The Cheesecake Factory’s Glamburgers line is a totally new addition to what already was one of the longest restaurant menus. A few of the burgers are clearly identified with regions, including the Sonoma (with herbed goat cheese, mushrooms, oven-roasted tomatoes, arugula, red onion and mayo), the Memphis (topped with barbecued pork, melted Cheddar, coleslaw, pickles and mayo) and the Monterey (avocado, melted Jack cheese, arugula, red onion and honey-mustard mayo).
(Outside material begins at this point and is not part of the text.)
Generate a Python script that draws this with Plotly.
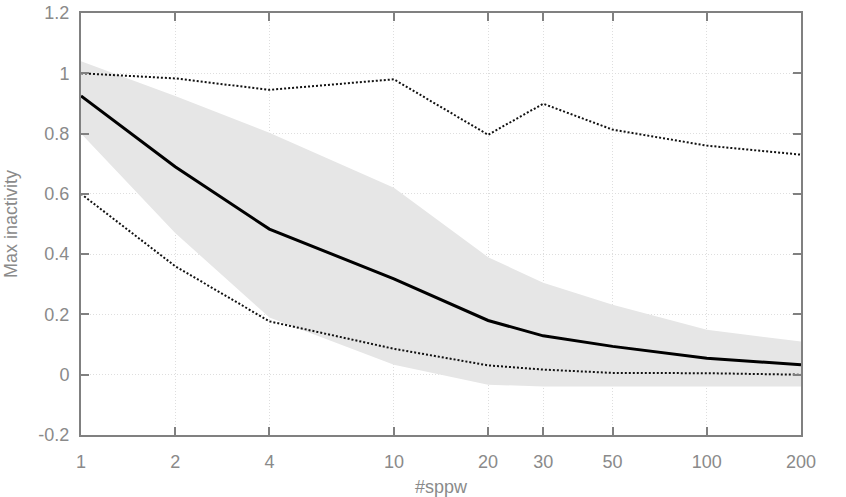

Less obvious in their place of origin are the Blue Cheese BLT Burger (bacon, lettuce, tomato, onion mayo and blue cheese), which the chain says represents Rogue River Valley, Ore.; the Smokehouse BBQ Burger (smoked bacon, melted Cheddar, crispy onion rings and barbecue-ranch sauce, and representing Austin, Texas) and a Santa Fe, N.M.-inspired Green Chile Cheeseburger (fire-roasted green chiles and onion, tortilla strips, melted cheese, tomato salsa and chipotle mayo).
Naming burgers for American cities, regions, neighborhoods or whatever certainly isn’t new. Patriotism always sells. Last year, we wrote a post listing more than two dozen place-based burgers on menus. It’s also true that McDonald’s lately has been creating American-place-name burgers in Europe (the New York Supreme and NYCrispy) and Japan (the “Big America” burgers).